Full marks to the Sun for trying to cheer us up, for attempting to turn our attention away from the catastrophic (in sporting terms) events in Kiev, but I'm afraid it just doesn't wash. We just don't care about tennis. For two weeks every year, we engage with it, and affect an interest in the latest eastern European female prodigy, but, as a people, we only truly, madly, deeply care about football. Yes, even in June. The Olympic Games will grab public attention later on in the summer, but it is highly unlikely that a single event will unite the nation like a big football match.

I'm not saying that the hype and collective hysteria that increasingly attends the England football team is a healthy thing, but rarely do we have a communal experience these days.

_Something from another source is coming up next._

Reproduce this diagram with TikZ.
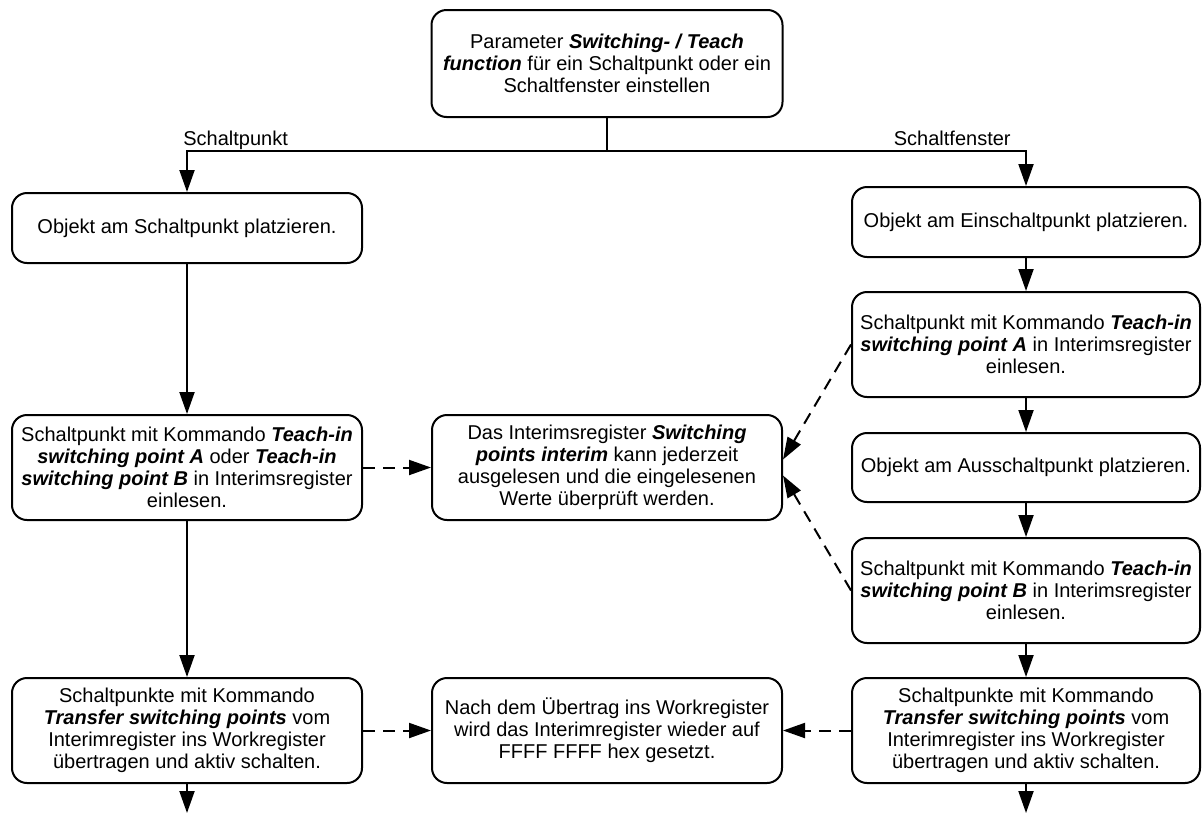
\documentclass[tikz,border=0pt]{standalone}
\usepackage{fontspec}
\setmainfont{Liberation Sans}
\usetikzlibrary{arrows.meta}

\newcommand{\kw}[1]{\textbf{\textit{#1}}}

\tikzset{
  box/.style={draw=black, line width=1pt, rounded corners=7.5pt, align=center,
    minimum width=175pt, minimum height=52.5pt, inner sep=2pt,
    font=\fontsize{10}{11}\selectfont},
  flat/.style={box, minimum height=35pt},
  arrow/.style={line width=1pt, -{Triangle[length=11pt,width=7.5pt]}},
  dasharrow/.style={arrow, dash pattern=on 6pt off 4pt},
  branch/.style={font=\fontsize{10}{11}\selectfont, inner sep=0pt}
}

\begin{document}
\begin{tikzpicture}[x=0.5pt, y=-0.5pt]
  \useasboundingbox (0,0) rectangle (1202,814);

  % start box
  \node[box, minimum width=175.5pt, minimum height=53.5pt] (param) at (607,63.5)
    {Parameter \kw{Switching- / Teach}\\ \kw{function} für ein Schaltpunkt oder ein\\ Schaltfenster einstellen};
  \coordinate (split) at (607,151);

  % left column: Schaltpunkt
  \node[flat] (pktplace) at (187,228) {Objekt am Schaltpunkt platzieren.};
  \node[box] (pktteach) at (187,467.5)
    {Schaltpunkt mit Kommando \kw{Teach-in}\\ \kw{switching point A} oder \kw{Teach-in}\\ \kw{switching point B} in Interimsregister\\ einlesen.};
  \node[box] (pktxfer) at (187,730.5)
    {Schaltpunkte mit Kommando\\ \kw{Transfer switching points} vom\\ Interimregister ins Workregister\\ übertragen und aktiv schalten.};

  % middle column: notes
  \node[box] (regview) at (607,467.5)
    {Das Interimsregister \kw{Switching}\\ \kw{points interim} kann jederzeit\\ ausgelesen und die eingelesenen\\ Werte überprüft werden.};
  \node[box] (regreset) at (607,730.5)
    {Nach dem Übertrag ins Workregister\\ wird das Interimregister wieder auf\\ FFFF FFFF hex gesetzt.};

  % right column: Schaltfenster
  \node[flat, minimum width=174pt] (winon) at (1026,222) {Objekt am Einschaltpunkt platzieren.};
  \node[box, minimum width=174pt] (winA) at (1026,344.5)
    {Schaltpunkt mit Kommando \kw{Teach-in}\\ \kw{switching point A} in Interimsregister\\ einlesen.};
  \node[flat, minimum width=174pt, minimum height=34.5pt] (winoff) at (1026,467.5) {Objekt am Ausschaltpunkt platzieren.};
  \node[box, minimum width=174pt] (winB) at (1026,590.5)
    {Schaltpunkt mit Kommando \kw{Teach-in}\\ \kw{switching point B} in Interimsregister\\ einlesen.};
  \node[box, minimum width=174pt] (winxfer) at (1026,730.5)
    {Schaltpunkte mit Kommando\\ \kw{Transfer switching points} vom\\ Interimregister ins Workregister\\ übertragen und aktiv schalten.};

  % branch labels
  \node[branch, anchor=base west] (lblpkt) at (183,145) {Schaltpunkt};
  \node[branch, anchor=base east] (lblwin) at (1011,145) {Schaltfenster};

  % loose ends at the bottom
  \coordinate (pktend) at (187,813);
  \coordinate (winend) at (1026,813);

  % solid flow
  \draw[line width=1pt] (param) -- (split);
  \draw[arrow] (split) -| (pktplace);
  \draw[arrow] (split) -| (winon);
  \draw[arrow] (pktplace) -- (pktteach);
  \draw[arrow] (pktteach) -- (pktxfer);
  \draw[arrow] (pktxfer) -- (pktend);
  \draw[arrow] (winon) -- (winA);
  \draw[arrow] (winA) -- (winoff);
  \draw[arrow] (winoff) -- (winB);
  \draw[arrow] (winB) -- (winxfer);
  \draw[arrow] (winxfer) -- (winend);

  % dashed hints
  \draw[dasharrow] (pktteach) -- (regview);
  \draw[dasharrow] (winA.west) -- ([yshift=4pt]regview.east);
  \draw[dasharrow] (winB.west) -- ([yshift=-4pt]regview.east);
  \draw[dasharrow] (pktxfer) -- (regreset);
  \draw[dasharrow] (winxfer) -- (regreset);

\end{tikzpicture}
\end{document}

In the modern home, there's almost always more than one television, together with multifarious media devices, and much of the time everyone is watching something different.

At least on Sunday evening, most people were watching the same thing at the same time, and experiencing the same despondent feeling, albeit to vastly different degrees.

And don't forget this was only a quarter-final. And it was the Euros, not even the World Cup.

But this wasn't just a defeat: it was an examination of our national characteristics. What is it in the British psyche that makes us so rubbish at a penalty shoot-out (this was the sixth time in a major tournament that England had suffered such calamity)? If you're paid £100,000 a week, you should be able to put the ball in the net from 12 yards, even if you're facing Spider-Man in goal.

It is a relatively mechanical act that players practise every day. But it's clearly not as simple as that. Factor in fatigue and pressure and you have a whole different set of problems, and you have to say that experience has shown we are just not mentally equipped for the job.

We are a cold-blooded, rational Northern European people: surely we're going to have more psychological strength than those passionate, instinctive Italians, what with their Latin temperament and all.

But maybe it is just the weight of national expectation that weighs so heavily on English shoulders that renders them paralysed with fear. In which case, two weeks of Wimbledon will indeed be something of a relief.